When we pray, "Forgive us our trespasses,"
we do not only ask to be released from the guilt
of such sins as separate us from God. There are
many other offences which impair, though they do
not destroy the life of our souls, and our union
with God. These lesser offences have all their own
guilt, and their own punishment. They may delay
for long years our entrance into Heaven. They
may have to be expiated by the most agonising
sufferings. We must the more earnestly beg for
forgiveness for these venial sins, because we are
inclined to underrate the greatness of their evil, and
of the misery they carry in their wake.
Why cannot we get rid of these venial faults?
Why is it that God does not free us from them
altogether? It is not God's fault, it is our own. It
is we who will not be forgiven, not God who will
not forgive. We still retain a certain love for these
venial sins. We cling to them, and therefore they
cling to us.
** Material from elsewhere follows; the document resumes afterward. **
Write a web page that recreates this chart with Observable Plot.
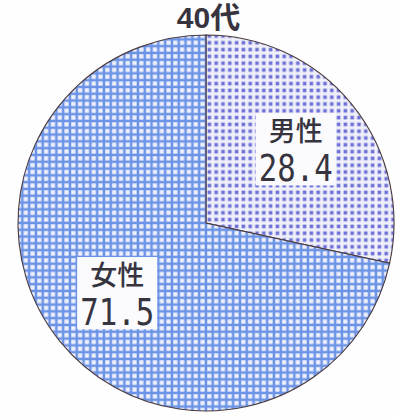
<!DOCTYPE html>
<html><head><meta charset="utf-8">
<script src="https://cdn.jsdelivr.net/npm/d3@7"></script>
<script src="https://cdn.jsdelivr.net/npm/@observablehq/plot@0.6"></script>
<style>
body{margin:0;background:#fefefe;width:397px;height:419px;overflow:hidden}
#title{height:33px;padding-top:1px;font:bold 30px "Liberation Sans","Noto Sans CJK JP";color:#38343f;text-align:center;line-height:33px;padding-left:20px;box-sizing:content-box}
#chart svg{display:block}
</style></head><body>
<div id="title"></div>
<div id="chart"></div>
<script>
const title = "40代";
const categories = ["男性", "女性"];
const values = [28.4, 71.5];

document.getElementById("title").textContent = title;

const data = categories.map((c, i) => ({category: c, value: values[i]}));
const arcs = d3.pie().sort(null).value(d => d.value)(data);
const labelR = 0.61;
const labels = arcs.map(a => {
  const m = (a.startAngle + a.endAngle) / 2;
  return {category: a.data.category, value: a.data.value.toFixed(1), x: labelR * Math.sin(m), y: labelR * Math.cos(m)};
});

function pieMark(index, scales, values, dims) {
  const cx = scales.x(0), cy = scales.y(0), r = scales.x(1) - scales.x(0);
  const g = d3.create("svg:g");
  const defs = g.append("defs");
  const P = 6.8;
  const p1 = defs.append("pattern").attr("id", "pat0").attr("patternUnits", "userSpaceOnUse")
    .attr("width", P).attr("height", P);
  p1.append("rect").attr("width", P).attr("height", P).attr("fill", "#f0f0fa");
  p1.append("rect").attr("x", 1.6).attr("y", 1.6).attr("width", 3.6).attr("height", 3.6).attr("fill", "#6e72d6");
  const p2 = defs.append("pattern").attr("id", "pat1").attr("patternUnits", "userSpaceOnUse")
    .attr("width", P).attr("height", P);
  p2.append("rect").attr("width", P).attr("height", P).attr("fill", "#6b93e6");
  p2.append("rect").attr("x", 1.2).attr("y", 1.2).attr("width", 4.3).attr("height", 4.3).attr("fill", "#eef0fb");
  const arc = d3.arc().innerRadius(0).outerRadius(r);
  g.selectAll("path.slice").data(arcs).join("path")
    .attr("class", "slice")
    .attr("transform", `translate(${cx},${cy})`)
    .attr("d", arc)
    .attr("fill", (d, i) => `url(#pat${i})`)
    .attr("stroke", "#4a3a3e")
    .attr("stroke-width", 1.1);
  return g.node();
}

const chart = Plot.plot({
  width: 397,
  height: 385,
  marginLeft: 18,
  marginRight: 3,
  marginTop: 1,
  marginBottom: 8,
  x: {domain: [-1, 1], axis: null},
  y: {domain: [-1, 1], axis: null},
  style: {background: "transparent", overflow: "visible"},
  marks: [
    pieMark,
    Plot.text(labels, {x: "x", y: "y", text: "category", dy: -19, fontSize: 27, fontWeight: 500,
      fontFamily: "Noto Sans CJK JP", fill: "#36343f"}),
    Plot.text(labels, {x: "x", y: "y", text: "value", dy: 18, fontSize: 37,
      fontFamily: "DejaVu Sans Mono", fill: "#36343f"})
  ]
});
document.getElementById("chart").appendChild(chart);

// white boxes behind each label pair
const textGroups = chart.querySelectorAll('g[aria-label="text"]');
const catTexts = textGroups[0].querySelectorAll("text");
const valTexts = textGroups[1].querySelectorAll("text");
valTexts.forEach(t => { t.setAttribute("textLength", 74); t.setAttribute("lengthAdjust", "spacingAndGlyphs"); });
const svgRect = chart.getBoundingClientRect();
const boxLayer = d3.create("svg:g").attr("aria-label", "label-boxes");
catTexts.forEach((t, i) => {
  const a = t.getBoundingClientRect(), b = valTexts[i].getBoundingClientRect();
  const x0 = Math.min(a.left, b.left) - 3 - svgRect.left, x1 = Math.max(a.right, b.right) + 3 - svgRect.left;
  const y0 = Math.min(a.top, b.top) + 3 - svgRect.top, y1 = Math.max(a.bottom, b.bottom) - 5 - svgRect.top;
  boxLayer.append("rect").attr("x", x0).attr("y", y0).attr("width", x1 - x0).attr("height", y1 - y0).attr("fill", "#fbfbfd");
});
chart.insertBefore(boxLayer.node(), textGroups[0]);
</script>
</body></html>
We do not really hate and reject them.
We have not that utter aversion for them without
which such forgiveness, as will rid us of them and
of all their evil consequences, is impossible for us.
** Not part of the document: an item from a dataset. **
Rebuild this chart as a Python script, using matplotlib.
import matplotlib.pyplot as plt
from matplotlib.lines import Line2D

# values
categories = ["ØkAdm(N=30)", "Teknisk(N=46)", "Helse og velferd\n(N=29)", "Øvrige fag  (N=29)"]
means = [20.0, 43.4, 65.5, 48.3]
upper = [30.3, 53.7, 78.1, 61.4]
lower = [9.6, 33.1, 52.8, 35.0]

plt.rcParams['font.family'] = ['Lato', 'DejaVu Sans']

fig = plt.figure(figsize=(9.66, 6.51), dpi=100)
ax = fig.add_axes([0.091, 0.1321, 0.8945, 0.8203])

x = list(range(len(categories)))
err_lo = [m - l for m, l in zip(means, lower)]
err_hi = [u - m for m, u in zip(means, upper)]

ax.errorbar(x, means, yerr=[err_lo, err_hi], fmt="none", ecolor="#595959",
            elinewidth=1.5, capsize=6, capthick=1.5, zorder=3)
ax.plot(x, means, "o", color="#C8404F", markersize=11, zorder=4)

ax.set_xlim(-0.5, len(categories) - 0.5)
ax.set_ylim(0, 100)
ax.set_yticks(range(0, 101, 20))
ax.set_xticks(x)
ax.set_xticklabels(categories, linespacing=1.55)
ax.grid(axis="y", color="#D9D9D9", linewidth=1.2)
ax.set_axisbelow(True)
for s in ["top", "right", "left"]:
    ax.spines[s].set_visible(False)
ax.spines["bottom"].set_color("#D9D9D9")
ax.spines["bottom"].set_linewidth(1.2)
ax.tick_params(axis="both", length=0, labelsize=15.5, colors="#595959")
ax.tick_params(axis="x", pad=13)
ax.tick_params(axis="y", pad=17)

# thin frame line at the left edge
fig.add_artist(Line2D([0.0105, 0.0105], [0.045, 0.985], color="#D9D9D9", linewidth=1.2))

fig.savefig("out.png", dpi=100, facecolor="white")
In order that we should clear ourselves entirely
from the guilt and punishment of venial
sins, we must abhor, not only this or that sin, but
all sin, venial as well as mortal, and our hatred
must correspond as far as is possible for us, to the
gravity of our sins in God's sight. We are too often
very far from fulfilling this necessary condition,
and therefore the punishment which our sins
deserve at the hands of God is not wholly remitted.